The task ▸ Retype the opening lines of the data exactly, stopping after the line that contains "import seaborn as sns". Skip every picture.

· · · · ·

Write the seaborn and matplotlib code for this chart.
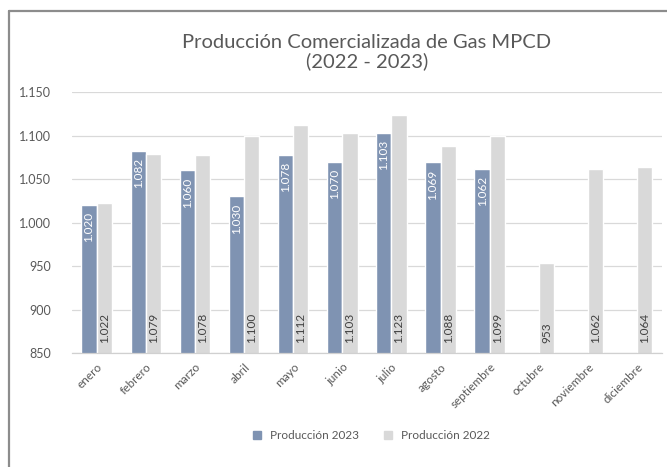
import numpy as np
import pandas as pd
import matplotlib
matplotlib.use("Agg")
import matplotlib.pyplot as plt
from matplotlib.lines import Line2D
import seaborn as sns

# data
months = ["enero", "febrero", "marzo", "abril", "mayo", "junio", "julio",
          "agosto", "septiembre", "octubre", "noviembre", "diciembre"]
prod_2023 = [1020, 1082, 1060, 1030, 1078, 1070, 1103, 1069, 1062,
             np.nan, np.nan, np.nan]
prod_2022 = [1022, 1079, 1078, 1100, 1112, 1103, 1123, 1088, 1099,
             953, 1062, 1064]
series = ["Producción 2023", "Producción 2022"]
yticks = [850, 900, 950, 1000, 1050, 1100, 1150]

blue = "#7f93b2"
grey = "#d9d9d9"
text_c = "#595959"


def fmt(v):
    # spanish thousands separator
    return f"{int(v):,}".replace(",", ".")


df = pd.DataFrame({
    "mes": months * 2,
    "valor": prod_2023 + prod_2022,
    "serie": [series[0]] * 12 + [series[1]] * 12,
})

sns.set_theme(style="white")
plt.rcParams["font.family"] = ["Lato", "DejaVu Sans"]

fig = plt.figure(figsize=(6.67, 4.67), dpi=100)
ax = fig.add_axes([0.108, 0.244, 0.884, 0.559])

sns.barplot(data=df, x="mes", y="valor", hue="serie", order=months,
            hue_order=series, palette=[blue, grey], width=0.62,
            saturation=1, ax=ax, legend=False)

ax.set_ylim(850, 1150)
ax.set_xlim(-0.5, 11.5)
ax.set_yticks(yticks)
ax.set_yticklabels([fmt(v) for v in yticks], color=text_c, fontsize=9)
ax.set_xticks(range(12))
ax.set_xticklabels(months, rotation=45, ha="right", rotation_mode="anchor",
                   color=text_c, fontsize=8.5)
ax.set_xticks(np.arange(-0.5, 12, 1), minor=True)
ax.tick_params(axis="x", which="major", length=0, pad=6)
ax.tick_params(axis="x", which="minor", length=4, color="#d0d0d0", width=0.8)
ax.tick_params(axis="y", length=0, pad=15)
ax.set_xlabel("")
ax.set_ylabel("")
ax.grid(axis="y", color="#d9d9d9", linewidth=0.9)
ax.set_axisbelow(True)
for s in ["top", "right", "left"]:
    ax.spines[s].set_visible(False)
ax.spines["bottom"].set_color("#d0d0d0")
ax.spines["bottom"].set_linewidth(0.9)

# value labels inside the bars
for cont, vals in zip(ax.containers, [prod_2023, prod_2022]):
    for p, v in zip(cont.patches, vals):
        if np.isnan(v):
            continue
        xc = p.get_x() + p.get_width() / 2
        if cont is ax.containers[0]:
            ax.annotate(fmt(v), (xc, p.get_y() + p.get_height()),
                        xytext=(0, -5), textcoords="offset points",
                        rotation=90, ha="center", va="top",
                        color="white", fontsize=8.5)
        else:
            ax.annotate(fmt(v), (xc, 850), xytext=(0, 7),
                        textcoords="offset points", rotation=90,
                        ha="center", va="bottom", color="#404040",
                        fontsize=8.5)

ax.set_title("Producción Comercializada de Gas MPCD\n(2022 - 2023)",
             color=text_c, fontsize=14.5, pad=18, linespacing=1.1)

handles = [Line2D([], [], marker="s", linestyle="", markersize=5.5,
                  markerfacecolor=c, markeredgecolor=c) for c in [blue, grey]]
fig.legend(handles, series, loc="center", bbox_to_anchor=(0.551, 0.068),
           ncol=2, frameon=False, fontsize=8.5, labelcolor=text_c,
           handletextpad=0.1, columnspacing=1.5)

# outer frame of the chart area
fig.add_artist(Line2D([9 / 667, 9 / 667], [0, 1 - 11 / 467],
                      transform=fig.transFigure, color="#8c8c8c", lw=1.6))
fig.add_artist(Line2D([9 / 667, 1], [1 - 11 / 467, 1 - 11 / 467],
                      transform=fig.transFigure, color="#8c8c8c", lw=1.6))

fig.savefig("out.png", dpi=100)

· · · · ·

Answer to the exercise ▸
Write the seaborn and matplotlib code for this chart.
import numpy as np
import pandas as pd
import matplotlib
matplotlib.use("Agg")
import matplotlib.pyplot as plt
from matplotlib.lines import Line2D
import seaborn as sns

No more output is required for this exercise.